The Brute Chorus – How The Caged Bird Sings
The Brute Chorus will make you want to put on a pair of saddle shoes and wish sock hops had never gone out of style. British folk has always created a particular buzz, but these blokes are hard to peg. Lead singer, James Steel, has a voice that can sit delicately on the edge and then unexpectedly tear open and leap out. Their new album, How The Caged Bird Sings, is a testament to old time rock and roll. “Could This Be Love?” could have been played at a high school dance in a John Hughes film.
Then, Steel’s wild and ambitious voice hits a sultry mark. “Startling” and “Wife” are soft and mysterious, teary songs you may hear on a lonely night at a dive bar.”Birdman” will take you back again into that bepob ’80s spunk that makes this album so likable. Think Oingo Biongo meets Arctic Monkeys. Think handsome fellows in skinny ties singing the blues. This music makes bruding look hip.

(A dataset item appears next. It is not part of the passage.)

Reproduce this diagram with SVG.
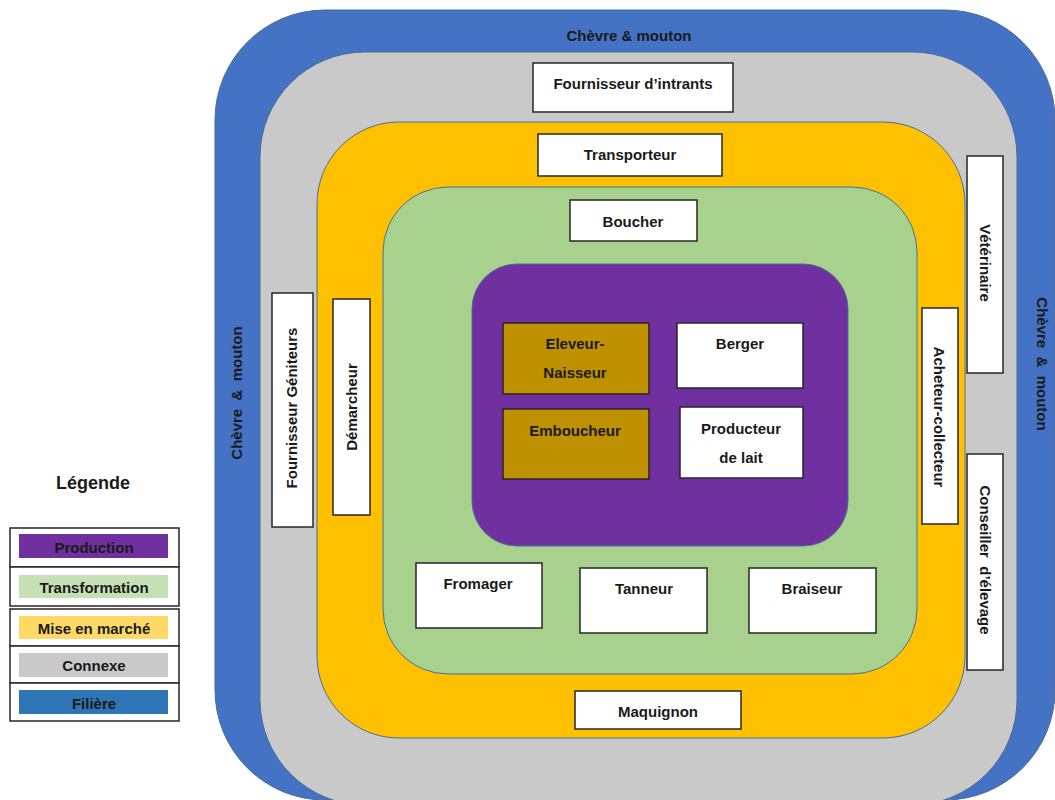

“Whipping Boy” is spiritual and moody, lyrical repetition with serious Jim Morrison undertones. It is perhaps the most memorable song off the EP. Finally, “Heaven” closes out How The Caged Bird Sings, complete with a bridge that chops and breathes, “Hea–eh–eh–ven.” Somehow this calls to mind the “ki-ki-ki-ki, ma-ma-ma-ma” scenes in Friday The 13th.
The Brute Chorus is a melding of different genres, but if one thing’s for certain, their new album is soulful and timeless. It gives us a taste of rockabilly sensation and then turns it over to caramelize the entire moment.